The reality is that any event or topic can be ripe for your own Clubhouse, putting the spotlight on your company at the perfect time. Events will be an obvious opportunity for Clubhouse conversations that position your experts as thought leaders in your respective field. But beyond that, brands won’t need the excuse of an industry event to put on conversations on world changing topics. All they’ll need is their experts, flip on the switch to open a Clubhouse room, and boom, it’s time to talk to your audience, live.

But the larger story is that brands need to take audio communications seriously. Places like Clubhouse are where the next thought leaders will be born. It’s where the most important conversations in your industry will happen. It’s the place not only where you’ll want your company to be, but be leading.

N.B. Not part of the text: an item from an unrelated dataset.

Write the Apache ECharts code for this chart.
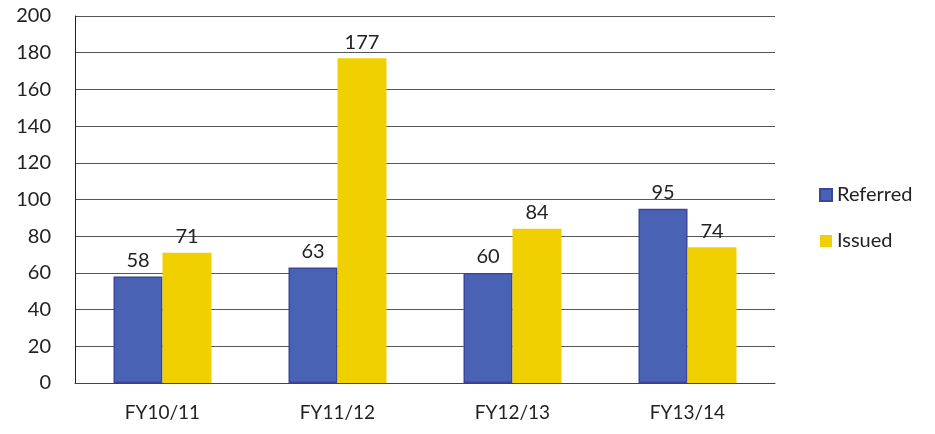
<!DOCTYPE html>
<html>
<head>
<meta charset="utf-8">
<script src="https://cdn.jsdelivr.net/npm/echarts@6/dist/echarts.min.js"></script>
<style>
  html, body { margin: 0; padding: 0; background: #fff; }
  #chart { width: 935px; height: 434px; }
</style>
</head>
<body>
<div id="chart"></div>
<script>
const years = ['FY10/11', 'FY11/12', 'FY12/13', 'FY13/14'];
const referred = [58, 63, 60, 95];
const issued = [71, 177, 84, 74];

const chart = echarts.init(document.getElementById('chart'));
const font = 'Lato, "Open Sans", sans-serif';

chart.setOption({
    animation: false,
    textStyle: { fontFamily: font },
    grid: { left: 75, right: 160, top: 16, bottom: 51 },
    legend: {
        orient: 'vertical',
        left: 814,
        top: 180,
        itemWidth: 12,
        itemHeight: 12,
        itemGap: 26,
        icon: 'rect',
        textStyle: { fontSize: 20, color: '#222', fontFamily: font },
        data: ['Referred', 'Issued']
    },
    xAxis: {
        type: 'category',
        data: years,
        axisLine: { lineStyle: { color: '#444' } },
        axisTick: { show: false },
        axisLabel: { fontSize: 19, color: '#222', margin: 20, fontFamily: font }
    },
    yAxis: {
        type: 'value',
        min: 0,
        max: 200,
        interval: 20,
        axisLine: { show: true, lineStyle: { color: '#222' } },
        axisTick: { show: false },
        axisLabel: { fontSize: 20, color: '#222', margin: 24, fontFamily: font },
        splitLine: { lineStyle: { color: '#555', width: 1 } }
    },
    series: [
        {
            name: 'Referred',
            type: 'bar',
            data: referred,
            barGap: '0%',
            barCategoryGap: '44%',
            itemStyle: { color: '#4a62b4', borderColor: '#3a469a', borderWidth: 1.5 },
            label: { show: true, position: 'top', fontSize: 20, color: '#222', distance: 6 }
        },
        {
            name: 'Issued',
            type: 'bar',
            data: issued,
            itemStyle: { color: '#f0d000' },
            label: { show: true, position: 'top', fontSize: 20, color: '#222', distance: 6 }
        }
    ]
});
</script>
</body>
</html>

Maybe your company might not have an audio communications strategy in place, or maybe it’s time to retune it. The good news is that it’s not too late to have one, and to have it make an impact. The podcast industry is still growing, and Clubhouse is just in its infancy and offers a rare opportunity to get in early. That’s often the best time to join in, when users are still trying to figure this thing out!

In other words, don’t be afraid to join in on the conversations happening here. Whether it be webinars, podcasts, Clubhouse, and what’s to come tomorrow, there is no shortage of ways to engage and build your brand in the audio realm. Otherwise, you may risk getting left out of the club.